Aïda Mbodji : ‘’On veut banaliser le terrorisme en l’assimilant à des manifestations ou des discours…’’

En dépit de ces explications, l’opposition est restée sur le qui-vive avec le vote de cette loi. Le député Aboubacry Thiaw trouve d’ailleurs que la compréhension des motivations de cette loi n’est pas à chercher dans les alinéas ou les dispositions des articles. ‘’Cette loi vise à espionner les citoyens et à restreindre les libertés des populations’’, a soutenu le député de l’opposition.  Une position largement partagée par Aïda Mbodji qui estime que même si la majorité vote cette loi, le peuple ne l’acceptera pas. ‘’On veut banaliser le terrorisme en l’assimilant à des manifestations ou des discours.

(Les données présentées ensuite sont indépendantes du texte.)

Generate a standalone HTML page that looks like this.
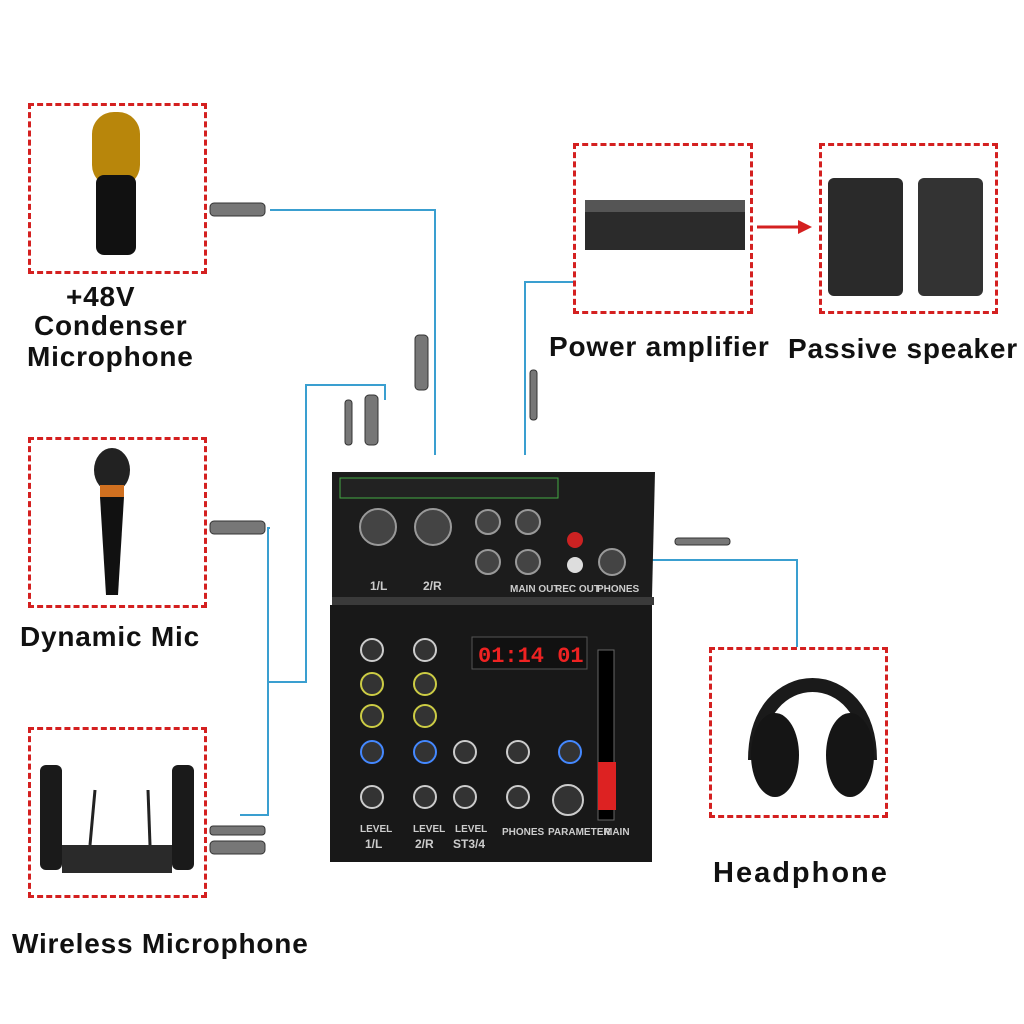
<!DOCTYPE html>
<html><head><meta charset="utf-8"><style>
html,body{margin:0;padding:0;background:#fff}
body{width:1024px;height:1024px;position:relative;overflow:hidden;font-family:"Liberation Sans",sans-serif}
.box{position:absolute;border:3px dashed #d42020;box-sizing:border-box}
.lbl{position:absolute;font-weight:bold;font-size:28px;color:#111;letter-spacing:0.8px;white-space:nowrap}
svg{position:absolute;left:0;top:0}
</style></head><body>
<svg width="1024" height="1024">
<g stroke="#3a9fd0" stroke-width="2" fill="none">
<polyline points="270,210 435,210 435,455"/>
<polyline points="270,528 268,528 268,815 240,815"/>
<polyline points="268,682 306,682 306,385 385,385 385,400"/>
<polyline points="573,282 525,282 525,455"/>
<polyline points="625,560 797,560 797,647"/>
</g>
<line x1="757" y1="227" x2="800" y2="227" stroke="#d42020" stroke-width="3"/>
<polygon points="812,227 798,220 798,234" fill="#d42020"/>
<g fill="#777" stroke="#333" stroke-width="1">
<rect x="210" y="203" width="55" height="13" rx="4"/>
<rect x="210" y="521" width="55" height="13" rx="4"/>
<rect x="210" y="841" width="55" height="13" rx="4"/>
<rect x="210" y="826" width="55" height="9" rx="3"/>
<rect x="415" y="335" width="13" height="55" rx="4"/>
<rect x="365" y="395" width="13" height="50" rx="4"/>
<rect x="345" y="400" width="7" height="45" rx="3"/>
<rect x="530" y="370" width="7" height="50" rx="3"/>
<rect x="675" y="538" width="55" height="7" rx="3"/>
</g>
<rect x="92" y="112" width="48" height="75" rx="22" fill="#b8860b"/>
<rect x="96" y="175" width="40" height="80" rx="8" fill="#111"/>
<ellipse cx="112" cy="470" rx="18" ry="22" fill="#222"/>
<rect x="100" y="485" width="24" height="12" fill="#d07020"/>
<polygon points="100,497 124,497 118,595 106,595" fill="#111"/>
<rect x="40" y="765" width="22" height="105" rx="6" fill="#1a1a1a"/>
<rect x="172" y="765" width="22" height="105" rx="6" fill="#1a1a1a"/>
<rect x="62" y="845" width="110" height="28" fill="#2a2a2a"/>
<line x1="90" y1="845" x2="95" y2="790" stroke="#222" stroke-width="3"/>
<line x1="150" y1="845" x2="148" y2="790" stroke="#222" stroke-width="3"/>
<rect x="585" y="200" width="160" height="50" fill="#2b2b2b"/>
<rect x="585" y="200" width="160" height="12" fill="#555"/>
<rect x="828" y="178" width="75" height="118" rx="6" fill="#2a2a2a"/>
<rect x="918" y="178" width="65" height="118" rx="6" fill="#333"/>
<path d="M755,760 C755,660 870,660 870,760" stroke="#1a1a1a" stroke-width="14" fill="none"/>
<ellipse cx="775" cy="755" rx="24" ry="42" fill="#151515"/>
<ellipse cx="850" cy="755" rx="24" ry="42" fill="#151515"/>
<polygon points="332,472 655,472 652,597 332,597" fill="#1c1c1c"/>
<rect x="332" y="597" width="322" height="8" fill="#3a3a3a"/>
<rect x="330" y="605" width="322" height="257" fill="#181818"/>
<rect x="340" y="478" width="218" height="20" fill="#222" stroke="#4a4" stroke-width="1"/>
<g fill="#444" stroke="#999" stroke-width="2">
<circle cx="378" cy="527" r="18"/><circle cx="433" cy="527" r="18"/>
<circle cx="488" cy="522" r="12"/><circle cx="488" cy="562" r="12"/>
<circle cx="528" cy="522" r="12"/><circle cx="528" cy="562" r="12"/>
<circle cx="612" cy="562" r="13"/>
</g>
<circle cx="575" cy="540" r="8" fill="#c22"/><circle cx="575" cy="565" r="8" fill="#ddd"/>
<rect x="472" y="637" width="115" height="32" fill="#111" stroke="#555"/>
<text x="478" y="662" fill="#e22" font-family="Liberation Mono" font-size="22" font-weight="bold">01:14 01</text>
<g fill="#333" stroke="#ccc" stroke-width="2">
<circle cx="372" cy="650" r="11"/><circle cx="425" cy="650" r="11"/>
<circle cx="372" cy="684" r="11" stroke="#cc4"/><circle cx="425" cy="684" r="11" stroke="#cc4"/>
<circle cx="372" cy="716" r="11" stroke="#cc4"/><circle cx="425" cy="716" r="11" stroke="#cc4"/>
<circle cx="372" cy="752" r="11" stroke="#48f"/><circle cx="425" cy="752" r="11" stroke="#48f"/>
<circle cx="372" cy="797" r="11"/><circle cx="425" cy="797" r="11"/>
<circle cx="465" cy="752" r="11"/><circle cx="518" cy="752" r="11"/><circle cx="570" cy="752" r="11" stroke="#48f"/>
<circle cx="465" cy="797" r="11"/><circle cx="518" cy="797" r="11"/><circle cx="568" cy="800" r="15"/>
</g>
<rect x="598" y="650" width="16" height="170" fill="#000" stroke="#666"/>
<rect x="598" y="762" width="18" height="48" fill="#d22"/>
<g fill="#ccc" font-size="10" font-weight="bold">
<text x="360" y="832">LEVEL</text><text x="413" y="832">LEVEL</text><text x="455" y="832">LEVEL</text>
<text x="365" y="848" font-size="12">1/L</text><text x="415" y="848" font-size="12">2/R</text><text x="453" y="848" font-size="12">ST3/4</text>
<text x="502" y="835">PHONES</text><text x="548" y="835">PARAMETER</text><text x="604" y="835">MAIN</text>
<text x="370" y="590" font-size="12">1/L</text><text x="423" y="590" font-size="12">2/R</text>
<text x="510" y="592">MAIN OUT</text><text x="555" y="592">REC OUT</text><text x="597" y="592">PHONES</text>
</g>
</svg>
<div class="box" style="left:28px;top:103px;width:179px;height:171px"></div>
<div class="box" style="left:28px;top:437px;width:179px;height:171px"></div>
<div class="box" style="left:28px;top:727px;width:179px;height:171px"></div>
<div class="box" style="left:573px;top:143px;width:180px;height:171px"></div>
<div class="box" style="left:819px;top:143px;width:179px;height:171px"></div>
<div class="box" style="left:709px;top:647px;width:179px;height:171px"></div>
<div class="lbl" style="left:66px;top:281px">+48V</div>
<div class="lbl" style="left:34px;top:310px">Condenser</div>
<div class="lbl" style="left:27px;top:341px">Microphone</div>
<div class="lbl" style="left:20px;top:621px">Dynamic Mic</div>
<div class="lbl" style="left:12px;top:928px">Wireless Microphone</div>
<div class="lbl" style="left:549px;top:331px">Power amplifier</div>
<div class="lbl" style="left:788px;top:333px">Passive speaker</div>
<div class="lbl" style="left:713px;top:857px;font-size:29px;letter-spacing:2px">Headphone</div>
</body></html>
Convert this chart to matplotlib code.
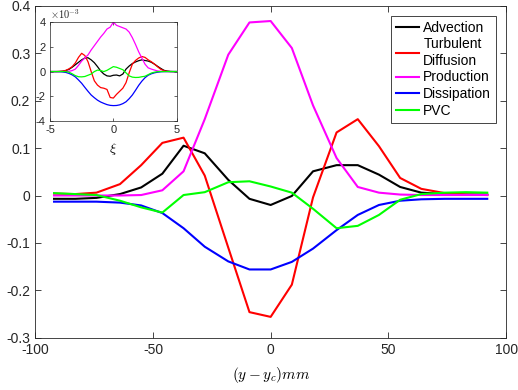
import numpy as np
import matplotlib
matplotlib.use('Agg')
import matplotlib.pyplot as plt

plt.rcParams['font.family'] = ['Liberation Sans', 'DejaVu Sans']
plt.rcParams['mathtext.fontset'] = 'cm'
plt.rcParams['axes.unicode_minus'] = False

# main profiles, (y - y_c) in mm
y = [-92, -83, -74, -64, -55, -46, -37, -28, -18, -9, 0,
     9, 18, 28, 37, 46, 55, 64, 74, 83, 92]
advection = [-0.007, -0.007, -0.005, 0.003, 0.017, 0.046, 0.105, 0.089, 0.033, -0.007, -0.020,
             -0.001, 0.051, 0.064, 0.064, 0.044, 0.018, 0.006, 0.003, 0.002, 0.002]
turb_diff = [0.004, 0.003, 0.006, 0.024, 0.064, 0.111, 0.122, 0.042, -0.110, -0.246, -0.256,
             -0.188, -0.004, 0.133, 0.161, 0.104, 0.037, 0.014, 0.005, 0.002, 0.001]
production = [0.0, 0.0, 0.0, 0.0, 0.001, 0.011, 0.051, 0.161, 0.297, 0.365, 0.368,
              0.311, 0.190, 0.079, 0.018, 0.006, 0.002, 0.001, 0.001, 0.001, 0.001]
dissipation = [-0.013, -0.013, -0.013, -0.015, -0.021, -0.037, -0.069, -0.108, -0.139, -0.156, -0.156,
               -0.140, -0.112, -0.073, -0.041, -0.020, -0.011, -0.008, -0.007, -0.007, -0.007]
pvc = [0.005, 0.003, 0.001, -0.011, -0.025, -0.036, 0.001, 0.007, 0.028, 0.030, 0.019,
       0.006, -0.028, -0.069, -0.064, -0.041, -0.009, 0.003, 0.006, 0.007, 0.006]

# inset, similarity coordinate xi (values x 1e-3)
xi = np.arange(-5, 5.01, 0.25)
in_adv = [0, 0, 0, 0.01, 0.03, 0.08, 0.18, 0.35, 0.55, 0.75, 0.95, 1.1, 1.12, 0.95, 0.72, 0.4,
          0.05, -0.2, -0.35, -0.38, -0.3, -0.28, -0.35, -0.2, 0.2, 0.45, 0.65, 0.78, 0.88, 0.95,
          0.9, 0.85, 0.75, 0.6, 0.42, 0.25, 0.1, 0.04, 0.01, 0, 0]
in_turb = [0, 0, 0, 0.01, 0.03, 0.1, 0.22, 0.4, 0.7, 1.15, 1.48, 1.3, 0.8, 0.0, -0.75, -1.1,
           -1.3, -1.35, -1.45, -2.1, -2.15, -1.85, -1.6, -1.35, -0.9, -0.1, 0.6, 0.9, 1.1, 1.22,
           1.15, 0.95, 0.8, 0.6, 0.38, 0.18, 0.07, 0.02, 0, 0, 0]
in_prod = [0, 0, 0, 0, 0, 0, 0.02, 0.08, 0.2, 0.5, 0.85, 1.1, 1.35, 1.75, 2.1, 2.45,
           2.8, 3.1, 3.45, 3.6, 4.0, 3.75, 3.65, 3.55, 3.45, 3.2, 2.75, 2.2, 1.6, 1.1,
           0.6, 0.3, 0.2, 0.12, 0.05, 0.02, 0, 0, 0, 0, 0]
in_diss = [0, 0, 0, -0.01, -0.03, -0.07, -0.15, -0.27, -0.43, -0.68, -0.95, -1.28, -1.6, -1.9, -2.12, -2.32,
           -2.47, -2.58, -2.68, -2.74, -2.76, -2.75, -2.7, -2.6, -2.45, -2.2, -1.9, -1.52, -1.12, -0.78,
           -0.5, -0.3, -0.18, -0.1, -0.05, -0.02, 0, 0, 0, 0, 0]
in_pvc = [0, 0, 0, 0, 0, 0, -0.05, -0.18, -0.33, -0.42, -0.43, -0.4, -0.3, -0.2, 0.0, 0.12,
          0.08, 0.0, 0.1, 0.25, 0.4, 0.35, 0.25, 0.15, -0.1, -0.35, -0.45, -0.48, -0.47, -0.42,
          -0.38, -0.25, -0.12, -0.05, -0.01, 0, 0, 0, 0, 0, 0]

labels = ['Advection', 'Turbulent\nDiffusion', 'Production', 'Dissipation', 'PVC']
colors = ['#000000', '#ff0000', '#ff00ff', '#0000ff', '#00ff00']
grey = '#262626'

fig = plt.figure(figsize=(5.18, 3.9), dpi=100)
ax = fig.add_axes([0.068, 0.134, 0.909, 0.851])
for d, c, l in zip([advection, turb_diff, production, dissipation, pvc], colors, labels):
    ax.plot(y, d, color=c, lw=1.5, label=l)
ax.set_xlim(-100, 100)
ax.set_ylim(-0.3, 0.4)
ax.set_xticks([-100, -50, 0, 50, 100])
ax.set_yticks(np.arange(-0.3, 0.41, 0.1))
ax.set_yticklabels(['-0.3', '-0.2', '-0.1', '0', '0.1', '0.2', '0.3', '0.4'])
ax.tick_params(direction='in', top=True, right=True, labelsize=10, colors=grey,
               length=4, width=0.6)
for s in ax.spines.values():
    s.set_color(grey)
    s.set_linewidth(0.6)
ax.set_xlabel('$(y-y_c)mm$', fontsize=11, labelpad=6)
leg = ax.legend(loc='upper right', fontsize=10, handlelength=1.7, handletextpad=0.3,
                labelspacing=0.2, borderpad=0.35, borderaxespad=0.72, fancybox=False,
                framealpha=1, edgecolor=grey)
leg.get_frame().set_linewidth(0.6)

# inset
ax2 = fig.add_axes([0.0965, 0.690, 0.2446, 0.253])
for d, c in zip([in_adv, in_turb, in_prod, in_diss, in_pvc], colors):
    ax2.plot(xi, d, color=c, lw=0.9)
ax2.set_xlim(-5, 5)
ax2.set_ylim(-4, 4)
ax2.set_xticks([-5, 0, 5])
ax2.set_yticks([-4, -2, 0, 2, 4])
ax2.set_yticklabels(['-4', '-2', '0', '2', '4'])
ax2.set_xticklabels(['-5', '0', '5'])
ax2.tick_params(direction='in', top=True, right=True, labelsize=8, colors=grey,
                length=2.5, width=0.5, pad=3)
for s in ax2.spines.values():
    s.set_color(grey)
    s.set_linewidth(0.5)
ax2.set_xlabel(r'$\xi$', fontsize=10, labelpad=4)
ax2.text(0.0, 1.01, r'$\times10^{-3}$', transform=ax2.transAxes, fontsize=7.5,
         color=grey, va='bottom', ha='left')

fig.savefig('out.png', dpi=100)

Le terrorisme, c’est plus sérieux’’, a-t-elle soutenu. Lui emboitant le pas, Déthié Fall trouve que le débat n’est pas technique, mais éminemment politique.  Pour lui, cette loi vise à maintenir Macky Sall au pouvoir après 2024. ‘’Le texte qui nous est soumis aujourd’hui, n’a rien à voir avec un terrorisme réel existant au Sénégal. C’est les deniers soubresauts d’un régime en déperdition’’, a de son côté indiqué Serigne Mansour Sy Djamil.  ‘’La question du terrorisme n’est pas une question de droit ou de police. C’est une question de terreau’’, a ajouté le marabout politicien. 

Garde des Sceaux : «C’était l’urgence absolue qui nous l’impose»

En réponse aux interpellations des députés, le Garde des sceaux a précisé que le projet concerne uniquement les blanchiments de capitaux, le financement du terrorisme et la criminalisation de la piraterie maritime. ‘’Il n’a jamais été question de terrorisme ou de quoi que soit’’, a expliqué Me Malick Sall, tout en précisant que le terrorisme figure déjà dans le corpus juridique du Sénégal. Sur la procédure d’urgence, Me Malick Sall l’a expliqué par une contrainte de temps.  Selon le Garde des Sceaux, le Sénégal doit apporter ces modifications avant le 22 janvier 2022, pour être en phase avec ses engagements internationaux notamment, le Groupe d’action financière (GAFI). ‘’Le Sénégal a été classé en zone grise. Si nous dépassons ce deadline, le Sénégal sera classé en zone rouge et les investisseurs ne vont pas venir investir dans notre pays. C’était l’urgence absolue qui nous l’impose’’, a justifié le ministre de la Justice sur les raisons de la procédure d’urgence.